Unpaved roads are rare: Just 5% of the 3.7 million miles of roads in the USA are not paved, according to the Federal Highway Administration. And in a country where automobiles have long ruled, and where making a road bigger is referred to as "improving" it, ripping up asphalt is even rarer.

"It's a very controversial thing," says Gary Toth, planning director of the New Jersey Department of Transportation. Toth is working on a plan to replace a riverfront expressway in Trenton with a boulevard linked to city streets. "We were all trained to design roads for high speeds and mobility. … We're beginning to figure out we need some balance."

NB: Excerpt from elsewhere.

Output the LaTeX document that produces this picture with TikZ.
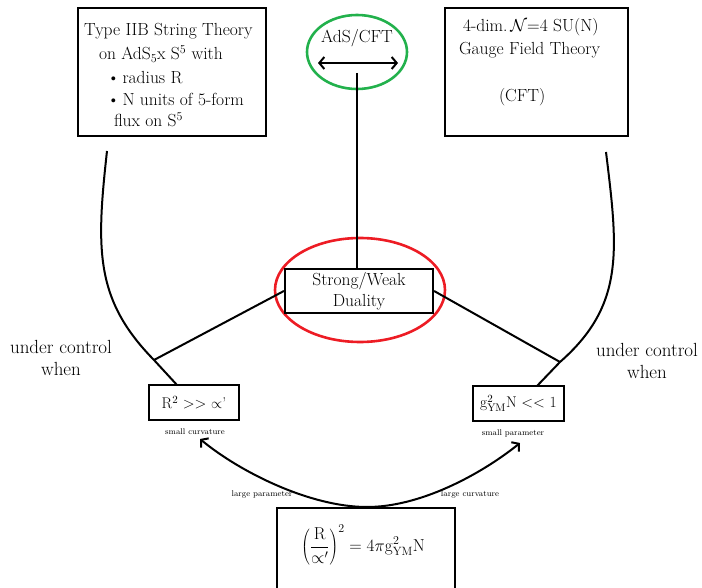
\documentclass[tikz,border=0pt]{standalone}
\usetikzlibrary{shapes.geometric,arrows.meta}
\definecolor{paintred}{RGB}{237,28,36}
\definecolor{paintgreen}{RGB}{34,177,76}
\tikzset{
  box/.style={draw,line width=2.2pt,inner sep=0pt},
  txt/.style={anchor=west,inner sep=0pt},
  ring/.style={draw,ellipse,line width=2.6pt,inner sep=0pt},
  tiny/.style={font=\fontsize{8.3}{9}\selectfont,inner sep=0pt},
  cond/.style={box,minimum height=35pt,font=\fontsize{15.5}{18}\selectfont}
}
\begin{document}
\begin{tikzpicture}[x=1pt,y=-1pt,line width=2pt,font=\fontsize{17.5}{21}\selectfont,>={Straight Barb[length=5pt,width=12pt]}]
\useasboundingbox (0,0) rectangle (702,588);

\node[box,minimum width=188pt,minimum height=128pt] (iib) at (172,72) {};
\node[txt] (iib1) at (83,31) {Type IIB String Theory};
\node[txt] (iib2) at (98,54) {on AdS$_5$x S$^5$ with};
\foreach \y/\ytext in {78/radius R,99/N units of 5-form}
\node[txt] (bul\y) at (106,\y) {\textbullet\,\ytext};
\node[txt] (iib5) at (113,120) {flux on S$^5$};

\node[box,minimum width=183pt,minimum height=128pt] (cft) at (536.5,72) {};
\node[txt] (cft1) at (462,27) {4-dim.\,$\mathcal{N}$=4 SU(N)};
\node[txt] (cft2) at (458,50) {Gauge Field Theory};
\node[txt] (cft3) at (498,97) {(CFT)};

\node[ring,draw=paintgreen,minimum width=100pt,minimum height=74pt] (ads) at (357,52) {};
\node (adstext) at (357,38) {AdS/CFT};
\coordinate (arl) at (318,63);
\coordinate (arr) at (398,63);
\draw[<->] (arl) -- (arr);
\coordinate (adsfoot) at (357,73);

\node[ring,draw=paintred,minimum width=170pt,minimum height=104pt] (ring) at (360,290) {};
\node[box,minimum width=148pt,minimum height=44pt,align=center] (duality) at (359,291) {Strong/Weak\\Duality};
\draw (adsfoot) -- (adsfoot |- duality.north);

\node[cond,minimum width=90pt] (rsq) at (194,402.5) {R$^2$ >{}> $\propto$'};
\node[cond,minimum width=91pt] (gym) at (518.5,403.5) {g$^2_{\mathrm{YM}}$N <{}< 1};

\coordinate (ltop) at (107,151);
\coordinate (ljoin) at (154,360);
\coordinate (lfoot) at (177,385);
\coordinate (rtop) at (606,152);
\coordinate (rjoin) at (560,362);
\coordinate (rfoot) at (537,386);
\draw (ltop) .. controls (96,250) and (95,300) .. (ljoin) -- (lfoot);
\draw (rtop) .. controls (618,250) and (625,305) .. (rjoin) -- (rfoot);
\draw (duality.west) -- (ljoin);
\draw (duality.east) -- (rjoin);

\foreach \x/\y/\n in {61/358/l,647/361/r}
\node[align=center,font=\fontsize{19}{22}\selectfont] (ctl\n) at (\x,\y) {under control\\when};

\foreach \x/\y/\t/\n in {195/432/small curvature/sc,513/433/small parameter/sp,262/494/large parameter/lp,470/494/large curvature/lc}
\node[tiny] (\n) at (\x,\y) {\t};

\node[box,minimum width=178pt,minimum height=92pt] (eqbox) at (366,554) {};
\node (eq) at (363,545) {$\displaystyle\left(\frac{\mathrm{R}}{\propto'}\right)^{2} = 4\pi\mathrm{g}^{2}_{\mathrm{YM}}\mathrm{N}$};
\coordinate (eqtop) at (367,507);
\coordinate (ltip) at (200,439);
\coordinate (rtip) at (520,443);
\draw[->] (eqtop) .. controls (310,507) and (240,472) .. (ltip);
\draw[->] (eqtop) .. controls (420,507) and (480,475) .. (rtip);

\end{tikzpicture}
\end{document}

In rural Tinicum Township, Pa., on the Delaware River north of Philadelphia, residents can apply to have a road designated as "scenic." Then the township can choose to quit maintaining the crushed-stone-and-oil surface, letting the road revert to dirt over time. So far, that's been done on two of four scenic roads, says township supervisor Nick Forte.

"The advantage to the municipality is it is a traffic-calming technique. There's little or no speeding along these roads," Forte says. "It was a proactive attempt to preserve the character of our community."

"Traffic calming" is the design of roads to slow or even discourage traffic. Orlando, like many places seeking to enhance historic ambience, has torn up 5 miles of asphalt streets in residential and commercial neighborhoods to reveal the bricks underneath.

Brick streets are "a little rougher. They're a little noisier," City Engineer Rick Howard says. "And I think people know that and they just react accordingly."

Returning streets to brick has cut traffic by 10% and lowered speeds, he says. Orlando also has about 45 miles of brick streets that have never been paved.

The city removes the asphalt on a street when a majority of property owners request it. But for every homeowner who thinks brick streets are charming and improve property values, "there's just as many people who think they're too rough, they're too noisy," Howard says.

If unpaving West Marlborough's Wilson Road succeeds in reducing traffic, Lofting hopes to do the same to all the township's narrow rural roads. "That's going to keep traffic where you want it (on main thoroughfares), and it's going to keep the horse people happy," he says.

Lofting, who rents his farm to a racehorse trainer, remembers Wilson Road before it was paved. After the asphalt went down, not only did he find himself speeding, but "it just kind of took the whole character away from that whole section of the road," he says.

"And I'm sure 85% of people would disagree with me."